During fiscal years 2011, 2010 and 2009, we granted approximately 5.8 million, 7.7 million and 17.9 million stock options, respectively, with estimated
total grant-date fair values of $34.4 million, $44.2 million and $143.6 million, respectively, and weighted average grant-date fair values of $5.89, $5.74 and
$8.03 per option, respectively. During fiscal year 2011, we granted approximately 7.1 million RSUs, with estimated total grant-date fair values of $96.7
million and weighted average grant-date fair value of $13.61. During fiscal year 2010 we granted approximately 7.7 million RSUs, with estimated total grant-
date fair values of $94.1 million and weighted average grant-date fair value of $12.26.

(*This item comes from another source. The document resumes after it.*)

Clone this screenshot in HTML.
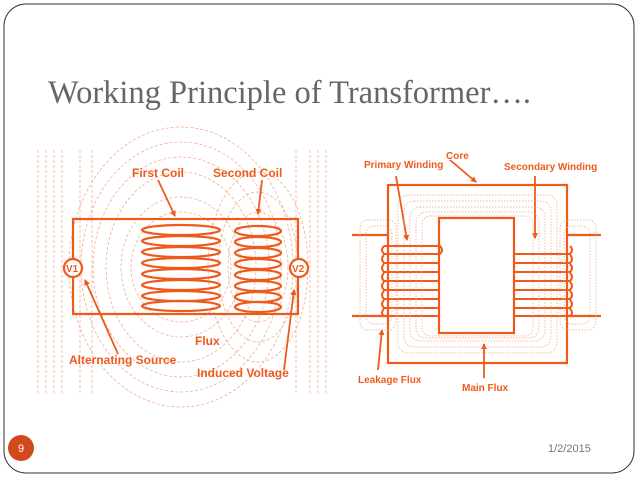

Of the estimated total grant-date fair value, we estimated that the stock-based compensation expense related to the equity awards that are not expected
to vest for fiscal years 2011, 2010 and 2009 was $23.5 million, $25.7 million and $23.8 million, respectively.
Valuation Assumptions
We utilize a binomial model for calculating the estimated fair value of new stock-based compensation awards granted under our stock option plans. We
have determined that the use of implied volatility is expected to be reflective of market conditions and, therefore, can be expected to be a reasonable indicator
of our expected volatility. We also segregate options into groups of employees with relatively homogeneous exercise behavior in order to calculate the best
estimate of fair value using the binomial valuation model. As such, the expected term assumption used in calculating the estimated fair value of our stock-
based compensation awards using the binomial model is based on detailed historical data about employees' exercise behavior, vesting schedules, and death
and disability probabilities. Our management believes the resulting binomial calculation provides a reasonable estimate of the fair value of our employee
stock options. For our employee stock purchase plan we continue to use the Black-Scholes model.
We estimate forfeitures at the time of grant and revise the estimates of forfeiture, if necessary, in subsequent periods if actual forfeitures differ from
those estimates. Forfeitures are estimated based on historical experience.